Naughty & Nice: Three Holiday Treats anthology

  • Title: Naughty and Nice: Three Holiday Treats
  • Authors: Ruthie Knox, Molly O’Keefe and Stefanie Sloane
  • Series: Crooked Creek Ranch, Book 2.5 (O’Keeffe)
  • Genre(s): Contemporary, Historical
  • Publisher: Loveswept/Random House, November 2012
  • Source: NetGalley ($1.99 ebook)
  • Length: 210 pages
  • Trope(s): Grand Gesture, Family Drama, Small Town Guilt, Recalcitrant Farm Animals (thankfully not a goat this time)
  • Quick blurb: An homage to It’s a Wonderful Life, an HFN contemporary prequel, and a boring and silly historical.
  • Quick review: It’s all about Room at the Inn.
  • Grade: B

Room at the Inn by Ruthie Knox

Mother of God, he had great hands.

Carson Vance can put those hands on me anytime. I have a major Author Crush on Ruthie Knox because she knows exactly how to Push My Buttons. Including the Gloriously Groveling Grand Gesture. She makes me use Initial Caps.

All I Want for Christmas Is You by Molly O’Keeffe

“Any promise you make…half of the promise is commitment and the other half is faith. Faith that your commitment is enough.”

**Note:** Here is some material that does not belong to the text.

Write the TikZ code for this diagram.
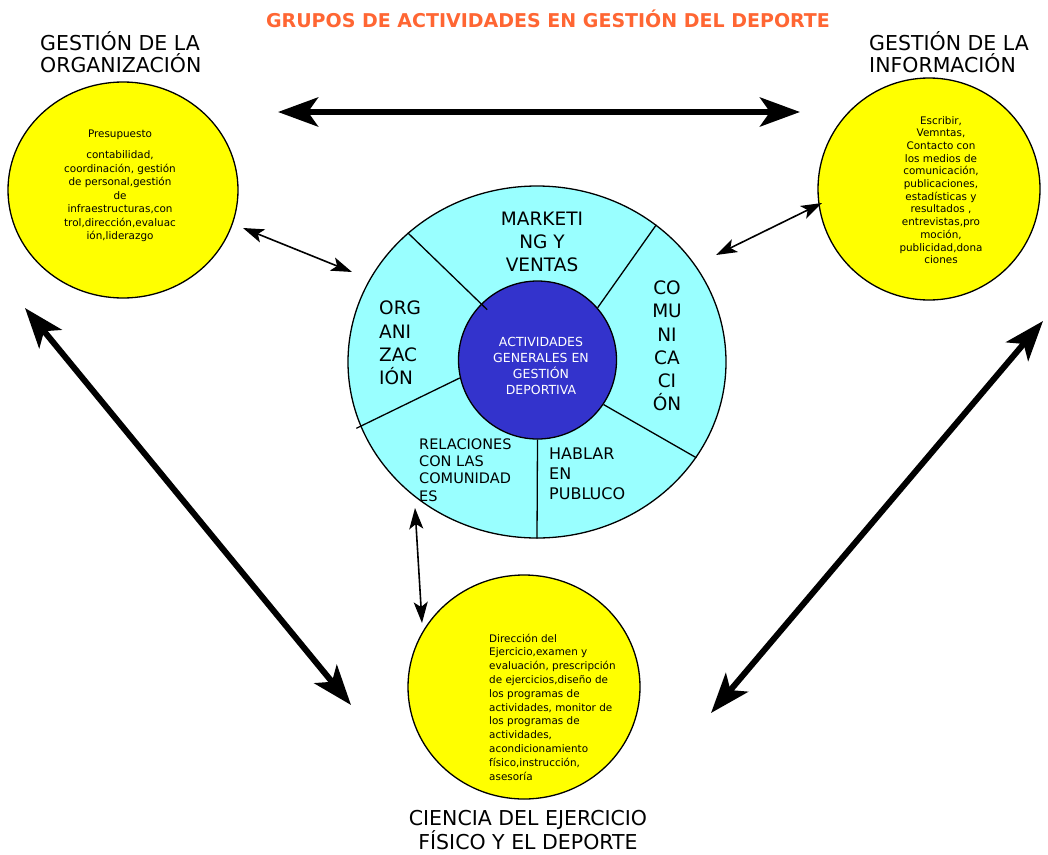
\documentclass[tikz,border=0pt]{standalone}
\usepackage{fontspec}
\setmainfont{DejaVu Sans}
\usetikzlibrary{shapes.geometric,arrows.meta}
\definecolor{bubbleyellow}{RGB}{255,255,0}
\definecolor{ringcyan}{RGB}{153,255,255}
\definecolor{coreblue}{RGB}{51,51,204}
\definecolor{titleorange}{RGB}{255,102,51}

\begin{document}
\begin{tikzpicture}[x=1pt, y=-1pt,
    bubble/.style={ellipse, draw, fill=bubbleyellow, line width=1.3pt, inner sep=0pt},
    bubbletext/.style={font=\fontsize{10.4}{13.5}\selectfont, inner sep=0pt},
    heading/.style={font=\fontsize{20.5}{22.5}\selectfont, inner sep=0pt},
    sector/.style={font=\fontsize{18.5}{23.3}\selectfont, inner sep=0pt},
    divider/.style={line width=1.3pt},
    bigarrow/.style={{Stealth[length=40pt,width=29pt,inset=10pt]}-{Stealth[length=40pt,width=29pt,inset=10pt]}, line width=6pt},
    arrow/.style={{Stealth[length=21pt,width=14pt,inset=5pt]}-{Stealth[length=21pt,width=14pt,inset=5pt]}, line width=1.6pt}
]
    \useasboundingbox (0,0) rectangle (1048,854);

    \node[font=\bfseries\fontsize{19}{22}\selectfont, text=titleorange] (title) at (548,19) {GRUPOS DE ACTIVIDADES EN GESTIÓN DEL DEPORTE};

    \node[heading, anchor=west, align=left] (orghead) at (40,52) {GESTIÓN DE LA\\ORGANIZACIÓN};
    \node[heading, anchor=west, align=left] (infhead) at (869,52) {GESTIÓN DE LA\\INFORMACIÓN};
    \node[heading, align=center] (ejhead) at (528,830) {CIENCIA DEL EJERCICIO\\FÍSICO Y EL DEPORTE};

    \node[bubble, minimum width=230pt, minimum height=216pt] (org) at (123,190) {};
    \node[bubble, minimum width=222pt, minimum height=222pt] (inf) at (929,189) {};
    \node[bubble, minimum width=232pt, minimum height=224pt] (ej) at (524,687) {};

    \node[bubbletext, align=center] (orgtxt) at (120,186) {Presupuesto\\[8pt]contabilidad,\\coordinación, gestión\\de personal,gestión\\de\\infraestructuras,con\\trol,dirección,evaluac\\ión,liderazgo};
    \node[bubbletext, align=center, font=\fontsize{10.4}{12.7}\selectfont] (inftxt) at (941,190) {Escribir,\\Vemntas,\\Contacto con\\los medios de\\comunicación,\\publicaciones,\\estadísticas y\\resultados ,\\entrevistas,pro\\moción,\\publicidad,dona\\ciones};
    \node[bubbletext, align=left, anchor=west, font=\fontsize{10.4}{13.8}\selectfont] (ejtxt) at (489,707) {Dirección del\\Ejercicio,examen y\\evaluación, prescripción\\de ejercicios,diseño de\\los programas de\\actividades, monitor de\\los programas de\\actividades,\\acondicionamiento\\físico,instrucción,\\asesoría};

    \node[ellipse, draw, fill=ringcyan, line width=1.3pt, inner sep=0pt, minimum width=378pt, minimum height=352pt] (ring) at (537,362) {};
    \node[circle, draw, fill=coreblue, line width=1.3pt, inner sep=0pt, minimum size=158pt] (core) at (537.5,360) {};

    \draw[divider] ([shift={(6,6)}]core.135) -- (ring.135);
    \draw[divider] (core.41) -- (ring.49);
    \draw[divider] (core.-34) -- (ring.-31);
    \draw[divider] (core.-90) -- (ring.-90);
    \draw[divider] (core.193) -- ([shift={(-4,2)}]ring.200);

    \node[font=\fontsize{12.5}{16}\selectfont, text=white, align=center, inner sep=0pt] (coretxt) at (541,366) {ACTIVIDADES\\GENERALES EN\\GESTIÓN\\DEPORTIVA};
    \node[sector, align=center] (mkt) at (542,242) {MARKETI\\NG Y\\VENTAS};
    \node[sector, align=left, anchor=west] (orgsec) at (379,343) {ORG\\ANI\\ZAC\\IÓN};
    \node[sector, align=center] (comsec) at (667,346) {CO\\MU\\NI\\CA\\CI\\ÓN};
    \node[font=\fontsize{14.5}{17.3}\selectfont, align=left, anchor=west, inner sep=0pt] (relsec) at (419,470) {RELACIONES\\CON LAS\\COMUNIDAD\\ES};
    \node[font=\fontsize{16}{20}\selectfont, align=left, anchor=west, inner sep=0pt] (habsec) at (549,474) {HABLAR\\EN\\PUBLUCO};

    \coordinate (topL) at (278,112);
    \coordinate (topR) at (800,112);
    \coordinate (leftU) at (25,308);
    \coordinate (leftD) at (351,705);
    \coordinate (rightU) at (1043,321);
    \coordinate (rightD) at (711,713);
    \coordinate (orgA) at (243,228);
    \coordinate (ringA) at (352,272);
    \coordinate (ringB) at (716,255);
    \coordinate (infB) at (822,203);
    \coordinate (ringC) at (415,508);
    \coordinate (ejC) at (422,623);

    \draw[bigarrow] (topL) -- (topR);
    \draw[bigarrow] (leftU) -- (leftD);
    \draw[bigarrow] (rightU) -- (rightD);
    \draw[arrow] (orgA) -- (ringA);
    \draw[arrow] (ringB) -- (infB);
    \draw[arrow] (ringC) -- (ejC);
\end{tikzpicture}
\end{document}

This was my first by O’Keefe — I was disappointed in the story as an happy-for-now prequel, but there was enough honest emotion and realistic angst to keep her Crooked Creek Ranch series in my TBR queue.

One Perfect Christmas by Stephanie Sloane

Blast that word, “if.” Two letters, without which there was no hope.

Also a first for Sloane — unfortunately, nothing about this impressed me. I’m a sucker for the friends-to-lovers trope and the MCs were likeable, but the story was oh-so-predictable and I found some of the smexing to be awkward instead of sexy.

Any Regency has to be very, very different to stand out among the hundreds of others out there, and this one was just too cookie-cutter to be memorable.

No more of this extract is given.